* _Aim of the exercise_
Repeat the span of the entries below that starts at the line with "Clone this chart in matplotlib." and ends at the line with "plt.rcParams['mathtext.it'] = 'Liberation", nothing more. Skip the pictures.

* _Listing_
= = =
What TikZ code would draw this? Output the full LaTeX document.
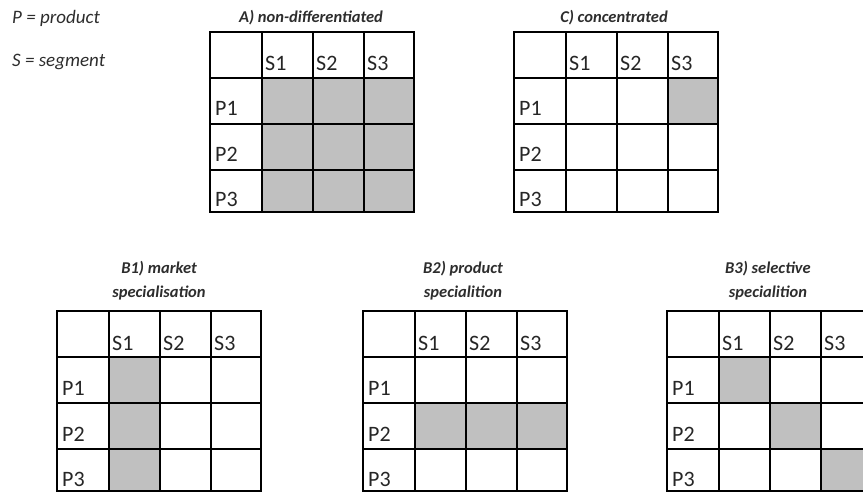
= = =
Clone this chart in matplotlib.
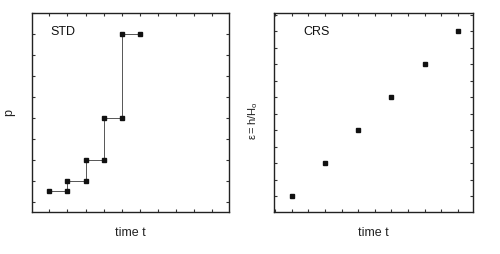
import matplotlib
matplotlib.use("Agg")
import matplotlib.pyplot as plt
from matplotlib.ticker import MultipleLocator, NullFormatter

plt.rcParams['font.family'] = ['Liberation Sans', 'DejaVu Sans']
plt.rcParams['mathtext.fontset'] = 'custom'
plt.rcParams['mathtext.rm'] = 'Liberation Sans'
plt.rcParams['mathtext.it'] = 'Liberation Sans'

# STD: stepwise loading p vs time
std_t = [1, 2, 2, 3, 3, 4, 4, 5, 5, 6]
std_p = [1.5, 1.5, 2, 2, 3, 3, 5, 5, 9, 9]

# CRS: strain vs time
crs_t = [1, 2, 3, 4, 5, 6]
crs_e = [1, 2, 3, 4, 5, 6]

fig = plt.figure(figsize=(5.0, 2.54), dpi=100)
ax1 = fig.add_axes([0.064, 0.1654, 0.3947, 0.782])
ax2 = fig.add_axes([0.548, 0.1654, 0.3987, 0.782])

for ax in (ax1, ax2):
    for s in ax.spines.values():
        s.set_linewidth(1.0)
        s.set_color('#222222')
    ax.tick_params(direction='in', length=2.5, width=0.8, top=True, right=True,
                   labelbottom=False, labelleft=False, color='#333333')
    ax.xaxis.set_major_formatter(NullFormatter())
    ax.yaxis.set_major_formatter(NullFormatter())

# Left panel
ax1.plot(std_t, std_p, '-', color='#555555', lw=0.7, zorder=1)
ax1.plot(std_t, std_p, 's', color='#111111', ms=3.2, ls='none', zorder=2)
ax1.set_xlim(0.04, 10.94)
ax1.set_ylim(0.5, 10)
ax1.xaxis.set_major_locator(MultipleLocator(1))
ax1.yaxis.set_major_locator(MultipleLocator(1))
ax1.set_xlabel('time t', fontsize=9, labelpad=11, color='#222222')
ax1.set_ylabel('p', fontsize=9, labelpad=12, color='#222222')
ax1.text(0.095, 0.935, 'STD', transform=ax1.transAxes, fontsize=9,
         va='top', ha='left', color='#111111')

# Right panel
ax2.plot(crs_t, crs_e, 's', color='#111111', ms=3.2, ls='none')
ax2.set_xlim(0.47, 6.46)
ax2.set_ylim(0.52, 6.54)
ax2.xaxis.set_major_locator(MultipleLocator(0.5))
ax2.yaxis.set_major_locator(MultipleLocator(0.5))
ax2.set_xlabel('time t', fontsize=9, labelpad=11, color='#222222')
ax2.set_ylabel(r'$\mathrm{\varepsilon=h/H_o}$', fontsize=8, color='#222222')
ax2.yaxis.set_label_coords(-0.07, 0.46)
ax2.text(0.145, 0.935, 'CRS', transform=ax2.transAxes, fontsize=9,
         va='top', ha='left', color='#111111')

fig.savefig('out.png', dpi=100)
= = =
* _Output for this exercise_
Clone this chart in matplotlib.
import matplotlib
matplotlib.use("Agg")
import matplotlib.pyplot as plt
from matplotlib.ticker import MultipleLocator, NullFormatter

plt.rcParams['font.family'] = ['Liberation Sans', 'DejaVu Sans']
plt.rcParams['mathtext.fontset'] = 'custom'
plt.rcParams['mathtext.rm'] = 'Liberation Sans'
plt.rcParams['mathtext.it'] = 'Liberation Sans'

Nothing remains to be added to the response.